-- What is needed --
Retype exactly the lines from the first one through the line with "s.set_linewidth(1.5)", including both ends; skip any pictures.

(Plotting code records)
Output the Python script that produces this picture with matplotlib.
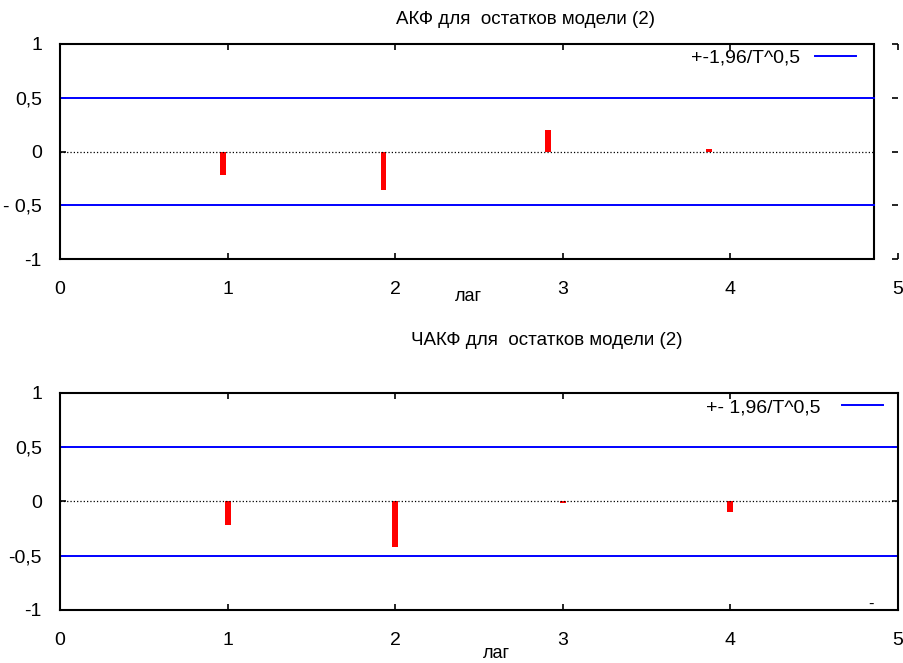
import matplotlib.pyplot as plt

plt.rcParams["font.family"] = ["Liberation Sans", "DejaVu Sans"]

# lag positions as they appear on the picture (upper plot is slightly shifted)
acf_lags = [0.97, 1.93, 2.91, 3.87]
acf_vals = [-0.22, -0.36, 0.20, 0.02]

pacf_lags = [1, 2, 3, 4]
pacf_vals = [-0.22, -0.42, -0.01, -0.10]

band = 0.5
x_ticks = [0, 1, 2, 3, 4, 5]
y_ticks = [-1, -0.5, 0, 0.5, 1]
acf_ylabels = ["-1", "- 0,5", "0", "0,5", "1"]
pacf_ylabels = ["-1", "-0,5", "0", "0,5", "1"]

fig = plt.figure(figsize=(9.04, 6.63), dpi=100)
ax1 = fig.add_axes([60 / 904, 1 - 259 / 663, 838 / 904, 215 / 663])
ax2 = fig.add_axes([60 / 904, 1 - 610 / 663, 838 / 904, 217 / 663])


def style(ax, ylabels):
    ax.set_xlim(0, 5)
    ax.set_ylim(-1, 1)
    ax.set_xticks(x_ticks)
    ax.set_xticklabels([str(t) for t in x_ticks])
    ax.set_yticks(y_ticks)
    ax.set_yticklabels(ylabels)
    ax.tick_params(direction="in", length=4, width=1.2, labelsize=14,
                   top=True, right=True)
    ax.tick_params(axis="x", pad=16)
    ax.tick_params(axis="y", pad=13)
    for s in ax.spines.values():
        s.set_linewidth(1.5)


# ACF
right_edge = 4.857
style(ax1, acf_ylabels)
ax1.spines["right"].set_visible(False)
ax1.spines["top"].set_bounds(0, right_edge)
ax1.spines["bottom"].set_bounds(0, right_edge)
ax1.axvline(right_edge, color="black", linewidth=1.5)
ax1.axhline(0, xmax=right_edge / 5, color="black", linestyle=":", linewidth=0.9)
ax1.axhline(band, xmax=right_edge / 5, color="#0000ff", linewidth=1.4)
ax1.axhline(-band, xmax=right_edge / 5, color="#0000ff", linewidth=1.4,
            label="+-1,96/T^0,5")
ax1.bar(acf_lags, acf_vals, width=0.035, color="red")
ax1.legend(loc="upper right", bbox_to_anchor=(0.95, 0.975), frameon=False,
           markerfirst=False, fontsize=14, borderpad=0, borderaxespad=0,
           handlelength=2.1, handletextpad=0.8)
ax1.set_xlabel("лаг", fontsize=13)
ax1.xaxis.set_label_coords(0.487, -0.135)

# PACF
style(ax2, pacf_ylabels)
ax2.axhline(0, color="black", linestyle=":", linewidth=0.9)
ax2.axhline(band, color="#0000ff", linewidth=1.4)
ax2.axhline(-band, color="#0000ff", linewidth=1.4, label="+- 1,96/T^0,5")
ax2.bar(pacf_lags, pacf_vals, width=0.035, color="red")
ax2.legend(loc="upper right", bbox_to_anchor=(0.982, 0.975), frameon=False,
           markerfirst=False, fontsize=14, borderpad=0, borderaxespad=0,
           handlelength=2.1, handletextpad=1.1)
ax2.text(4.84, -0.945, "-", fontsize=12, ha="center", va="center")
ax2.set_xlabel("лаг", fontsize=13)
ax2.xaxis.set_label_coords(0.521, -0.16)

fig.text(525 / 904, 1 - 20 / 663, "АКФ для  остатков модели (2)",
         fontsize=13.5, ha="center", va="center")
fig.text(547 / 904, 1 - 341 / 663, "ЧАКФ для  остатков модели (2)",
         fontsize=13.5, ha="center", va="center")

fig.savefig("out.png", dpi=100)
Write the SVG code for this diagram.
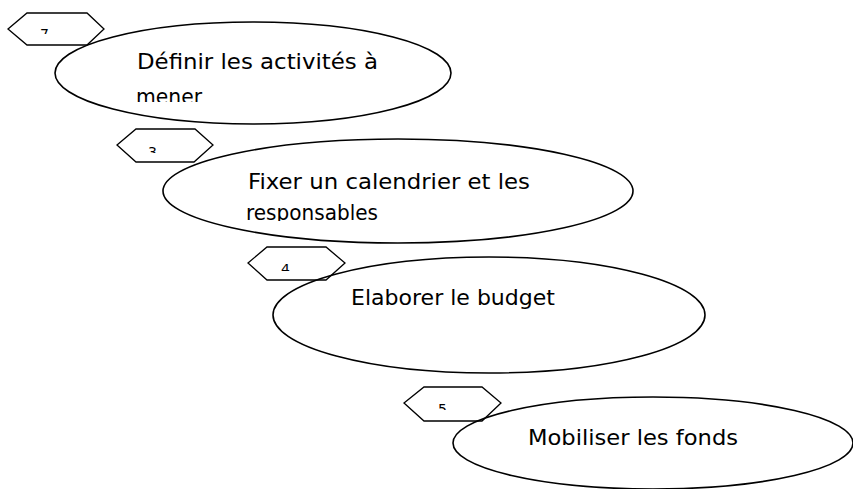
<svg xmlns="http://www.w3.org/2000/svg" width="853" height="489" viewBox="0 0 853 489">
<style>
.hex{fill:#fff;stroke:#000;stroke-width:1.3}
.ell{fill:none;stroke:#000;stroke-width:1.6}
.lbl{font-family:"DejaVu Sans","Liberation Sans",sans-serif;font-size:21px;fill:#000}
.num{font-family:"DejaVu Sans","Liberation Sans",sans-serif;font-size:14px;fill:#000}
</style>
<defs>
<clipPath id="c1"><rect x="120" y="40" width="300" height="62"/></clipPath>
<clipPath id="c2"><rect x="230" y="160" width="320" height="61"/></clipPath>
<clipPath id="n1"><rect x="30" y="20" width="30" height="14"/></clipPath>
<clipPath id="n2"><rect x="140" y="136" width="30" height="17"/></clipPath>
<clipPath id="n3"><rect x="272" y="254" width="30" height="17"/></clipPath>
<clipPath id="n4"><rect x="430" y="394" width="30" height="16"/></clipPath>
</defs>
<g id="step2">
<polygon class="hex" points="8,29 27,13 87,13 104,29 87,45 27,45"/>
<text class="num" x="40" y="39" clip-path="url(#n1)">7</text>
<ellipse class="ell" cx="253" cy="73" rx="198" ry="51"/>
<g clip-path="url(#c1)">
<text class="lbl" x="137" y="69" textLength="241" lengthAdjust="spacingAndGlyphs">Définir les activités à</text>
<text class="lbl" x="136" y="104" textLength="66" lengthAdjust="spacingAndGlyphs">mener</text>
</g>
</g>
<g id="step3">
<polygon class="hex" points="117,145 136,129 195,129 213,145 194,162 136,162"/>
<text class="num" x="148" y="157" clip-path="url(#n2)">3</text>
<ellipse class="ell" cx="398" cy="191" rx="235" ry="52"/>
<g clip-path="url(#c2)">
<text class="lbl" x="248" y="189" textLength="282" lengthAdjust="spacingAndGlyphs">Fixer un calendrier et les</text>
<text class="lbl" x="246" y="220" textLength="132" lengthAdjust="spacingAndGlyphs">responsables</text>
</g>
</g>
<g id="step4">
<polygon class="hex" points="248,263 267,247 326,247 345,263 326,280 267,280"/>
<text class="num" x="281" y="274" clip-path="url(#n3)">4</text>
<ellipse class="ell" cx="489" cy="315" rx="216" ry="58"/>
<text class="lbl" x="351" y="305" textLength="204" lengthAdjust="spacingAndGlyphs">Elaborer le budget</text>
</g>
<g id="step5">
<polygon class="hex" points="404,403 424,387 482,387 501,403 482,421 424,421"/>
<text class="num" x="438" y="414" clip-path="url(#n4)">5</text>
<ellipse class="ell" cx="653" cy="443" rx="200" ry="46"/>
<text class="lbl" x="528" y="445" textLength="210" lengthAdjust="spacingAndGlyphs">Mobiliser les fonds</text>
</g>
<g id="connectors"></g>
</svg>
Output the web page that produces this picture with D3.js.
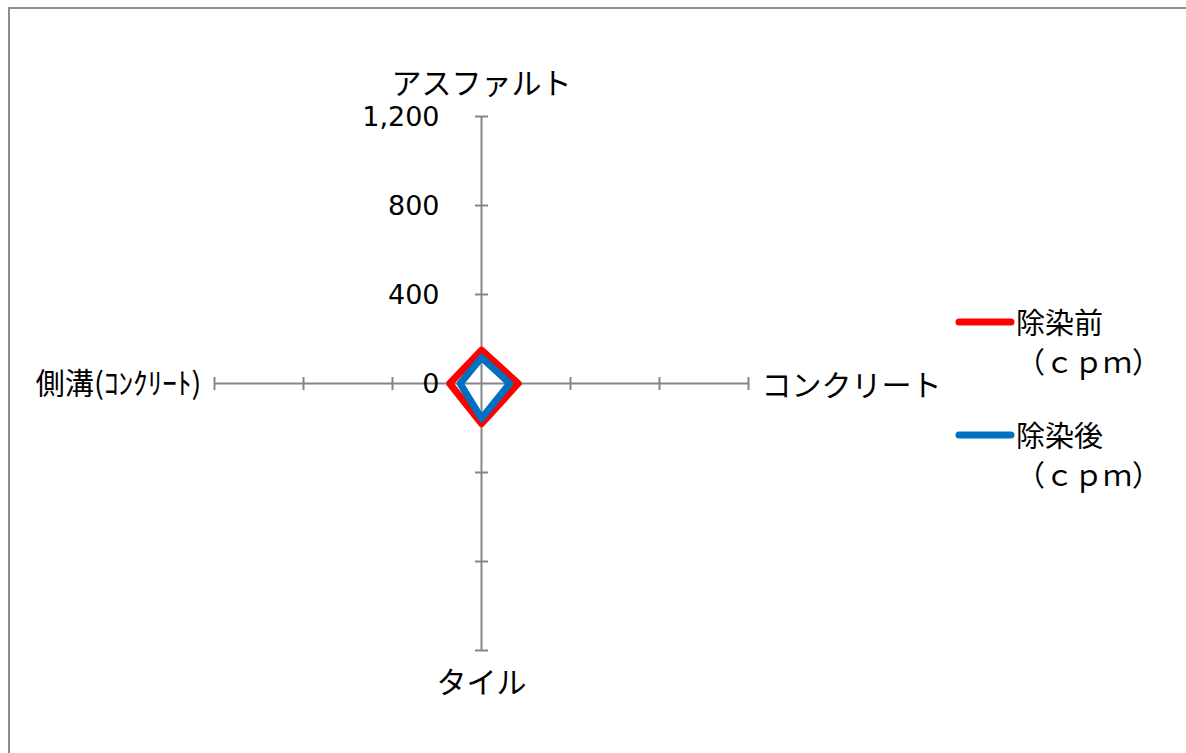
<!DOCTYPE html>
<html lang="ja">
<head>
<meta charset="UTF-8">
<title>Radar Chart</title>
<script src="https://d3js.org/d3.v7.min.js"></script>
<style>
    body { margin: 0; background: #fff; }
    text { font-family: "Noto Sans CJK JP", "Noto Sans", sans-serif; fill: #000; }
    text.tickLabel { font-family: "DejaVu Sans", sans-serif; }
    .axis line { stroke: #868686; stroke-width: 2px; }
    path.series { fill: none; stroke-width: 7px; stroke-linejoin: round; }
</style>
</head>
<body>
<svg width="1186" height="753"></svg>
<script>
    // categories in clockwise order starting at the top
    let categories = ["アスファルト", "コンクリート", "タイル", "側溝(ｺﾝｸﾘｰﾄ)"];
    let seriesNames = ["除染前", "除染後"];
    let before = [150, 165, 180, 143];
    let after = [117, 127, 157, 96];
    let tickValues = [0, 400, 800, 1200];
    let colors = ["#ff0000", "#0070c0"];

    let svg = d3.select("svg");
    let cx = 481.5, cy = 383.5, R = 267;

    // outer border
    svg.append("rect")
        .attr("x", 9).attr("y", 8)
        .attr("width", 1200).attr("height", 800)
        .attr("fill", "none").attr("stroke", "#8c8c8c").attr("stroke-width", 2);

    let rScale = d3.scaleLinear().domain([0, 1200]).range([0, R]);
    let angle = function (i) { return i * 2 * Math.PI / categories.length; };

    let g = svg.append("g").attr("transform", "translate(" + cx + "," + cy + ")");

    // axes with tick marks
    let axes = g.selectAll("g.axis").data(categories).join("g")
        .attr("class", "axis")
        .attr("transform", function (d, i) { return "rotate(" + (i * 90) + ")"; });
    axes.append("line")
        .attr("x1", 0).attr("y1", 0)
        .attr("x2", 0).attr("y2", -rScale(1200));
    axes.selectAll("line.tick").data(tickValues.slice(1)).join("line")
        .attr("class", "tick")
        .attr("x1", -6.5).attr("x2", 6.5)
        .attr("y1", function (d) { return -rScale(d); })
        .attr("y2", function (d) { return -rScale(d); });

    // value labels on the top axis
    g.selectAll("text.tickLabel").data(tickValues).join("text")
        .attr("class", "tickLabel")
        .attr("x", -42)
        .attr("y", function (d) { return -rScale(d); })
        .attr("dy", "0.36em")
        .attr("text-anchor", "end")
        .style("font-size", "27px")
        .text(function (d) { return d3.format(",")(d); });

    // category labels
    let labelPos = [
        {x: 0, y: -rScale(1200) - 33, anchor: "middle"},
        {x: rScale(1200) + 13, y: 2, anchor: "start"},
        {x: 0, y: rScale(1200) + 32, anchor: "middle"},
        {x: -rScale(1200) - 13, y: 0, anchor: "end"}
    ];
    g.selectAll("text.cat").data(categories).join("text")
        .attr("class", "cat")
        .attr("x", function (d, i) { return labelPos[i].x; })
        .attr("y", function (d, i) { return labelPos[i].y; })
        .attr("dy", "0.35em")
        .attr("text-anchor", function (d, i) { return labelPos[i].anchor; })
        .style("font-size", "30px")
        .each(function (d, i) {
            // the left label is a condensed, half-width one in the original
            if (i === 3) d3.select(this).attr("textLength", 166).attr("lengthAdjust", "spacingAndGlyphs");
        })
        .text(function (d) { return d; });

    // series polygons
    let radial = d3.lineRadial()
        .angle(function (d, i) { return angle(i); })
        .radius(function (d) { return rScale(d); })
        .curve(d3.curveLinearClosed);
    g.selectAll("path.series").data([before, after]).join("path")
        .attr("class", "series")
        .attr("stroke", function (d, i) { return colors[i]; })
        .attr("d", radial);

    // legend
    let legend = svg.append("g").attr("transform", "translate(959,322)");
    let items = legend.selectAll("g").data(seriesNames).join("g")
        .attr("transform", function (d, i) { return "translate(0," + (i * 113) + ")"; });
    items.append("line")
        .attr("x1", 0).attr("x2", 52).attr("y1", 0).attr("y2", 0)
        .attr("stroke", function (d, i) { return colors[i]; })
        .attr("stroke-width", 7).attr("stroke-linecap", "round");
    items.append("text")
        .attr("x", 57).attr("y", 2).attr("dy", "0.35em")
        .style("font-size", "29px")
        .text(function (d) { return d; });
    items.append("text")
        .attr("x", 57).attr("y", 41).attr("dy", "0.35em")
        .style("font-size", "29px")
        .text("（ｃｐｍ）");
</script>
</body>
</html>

-- Answer for the task --
Output the Python script that produces this picture with matplotlib.
import matplotlib.pyplot as plt

plt.rcParams["font.family"] = ["Liberation Sans", "DejaVu Sans"]

# lag positions as they appear on the picture (upper plot is slightly shifted)
acf_lags = [0.97, 1.93, 2.91, 3.87]
acf_vals = [-0.22, -0.36, 0.20, 0.02]

pacf_lags = [1, 2, 3, 4]
pacf_vals = [-0.22, -0.42, -0.01, -0.10]

band = 0.5
x_ticks = [0, 1, 2, 3, 4, 5]
y_ticks = [-1, -0.5, 0, 0.5, 1]
acf_ylabels = ["-1", "- 0,5", "0", "0,5", "1"]
pacf_ylabels = ["-1", "-0,5", "0", "0,5", "1"]

fig = plt.figure(figsize=(9.04, 6.63), dpi=100)
ax1 = fig.add_axes([60 / 904, 1 - 259 / 663, 838 / 904, 215 / 663])
ax2 = fig.add_axes([60 / 904, 1 - 610 / 663, 838 / 904, 217 / 663])


def style(ax, ylabels):
    ax.set_xlim(0, 5)
    ax.set_ylim(-1, 1)
    ax.set_xticks(x_ticks)
    ax.set_xticklabels([str(t) for t in x_ticks])
    ax.set_yticks(y_ticks)
    ax.set_yticklabels(ylabels)
    ax.tick_params(direction="in", length=4, width=1.2, labelsize=14,
                   top=True, right=True)
    ax.tick_params(axis="x", pad=16)
    ax.tick_params(axis="y", pad=13)
    for s in ax.spines.values():
        s.set_linewidth(1.5)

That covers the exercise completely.